• United States
by Michael Hardy

White House official: CIOs key to homeland security

Dec 10, 20024 mins

Private-sector chief information officers (CIO) will play a key role in the work of the new U.S. Department of Homeland Security, according to Lee Holcomb, director of infrastructure at the White House Office of Homeland Security.

WASHINGTON – Private-sector chief information officers (CIO) will play a key role in the work of the new U.S. Department of Homeland Security, according to Lee Holcomb, director of infrastructure at the White House Office of Homeland Security.

Holcomb, who delivered the keynote address here Tuesday at the Homeland Security 2002 conference, heads the IT side of the effort to merge 22 federal agencies into the one new department.

About 80% of the country’s “critical infrastructure” — industries including transportation, healthcare, power supply and financial services — lies in the corporate world, Holcomb said. His office is assessing the technologies that are used most commonly among the agencies.

“The first thing we’re doing with CIOs is trying to identify where are those common technologies, and where we can, seek enterprise licenses,” so that the department is using the same systems, he said. The department purchased a 250,000-seat license for Autonomy Corp. knowledge management software after finding that it was popular among companies, he added.

“The other thing we’re looking to CIOs to do is advise us on best practices,” he said. Holcomb and other federal CIOs involved in the creation of Homeland Security spent the summer consulting with companies including Hewlett-Packard, Exxon Mobil, Raytheon and others that have recently merged with other companies and faced big IT integration projects.

“One of the common themes is that they all had a fairly large integration team when dealing with mergers,” he said. “And communication is essential. The things all of them put in place by day one had to do with communication.”

To that end, Holcomb intends to ensure that a departmentwide directory, secure e-mail and a set of informational Web portals are all operational by the new department’s first day, Jan. 25, 2003.

“On day one we’re going to have 170,000 people,” he said. The portals will answer questions for personnel making the transition.

Holcomb’s goal is to develop an “enterprise architecture” for the department, a continuation of work he did while serving as CIO of NASA from 1997 until earlier this year. As Holcomb sees it, a successful integration of systems starts with understanding the business needs of the entity — in this case, the Department of Homeland Security — and then finding the right technologies to address those needs.

“Our goal is to provide the right information to the right people all of the time,” he said. “The technological piece may be the easiest [part].”

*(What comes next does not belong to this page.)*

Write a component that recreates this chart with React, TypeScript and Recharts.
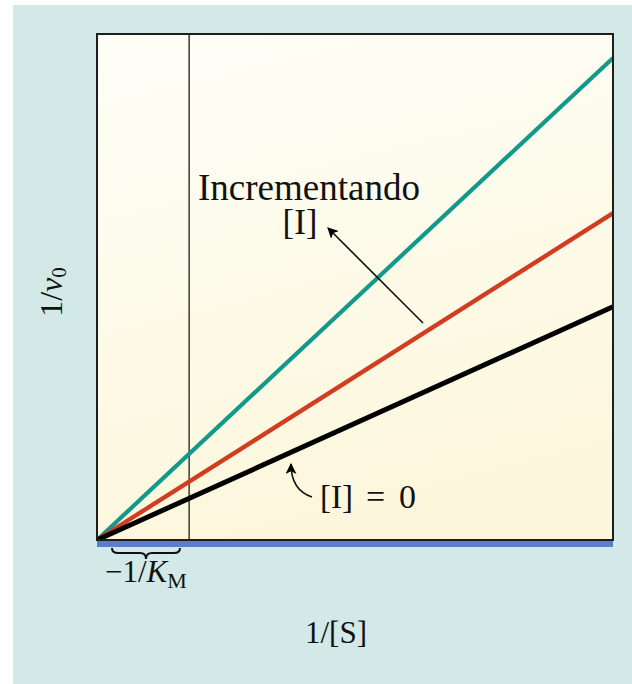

Integrating processes that were not initially intended to serve one another, and people coming from different backgrounds and cultures, is more difficult, another lesson Holcomb learned from the corporate CIOs.

However, the technological challenges are formidable, he said. His task is to take 22 separate information systems and merge them into one, or possibly two if the agency decides to maintain separate military and civil systems. The job challenges him to create a single “trusted database of record” starting with inconsistent information stored in different locations. He has to worry about first responders, such as local fire and police departments, that use 1970s communications technology. And like corporate CIOs everywhere, he has to plan a migration from legacy computer systems to a unified infrastructure.

“It’s a daunting task,” he said.

Holcomb inspires confidence, though. Skip Crane, a conference attendee and program manager with a nonprofit company called Advanced Technology Institute in Charleston, S.C., who worked with Holcomb on making federal Web sites accessible to the blind, said Holcomb brings a strong streak of creativity to his work and a keen ability to prioritize.

“He understands that people need to continue to work on [what can’t be done], but the energy needs to go into making sure we’re doing the priority things,” said Crane.

The private sector businesses, many of them still reeling in the wake of the 2001 terror attacks, are listening more closely than they might to the government’s plea for cooperation, said Larry Wentz, a conference-goer here and management consultant with Suss Consulting, based in Jenkintown, Pa.

“Where the private sector works well with the government is in responding to critical situations, like the World Trade Center,” he said, after hearing Holcomb’s keynote. “They would be willing to look at additional security, meaning investments they would need to make, because of a self-interest motivated by broader interests.”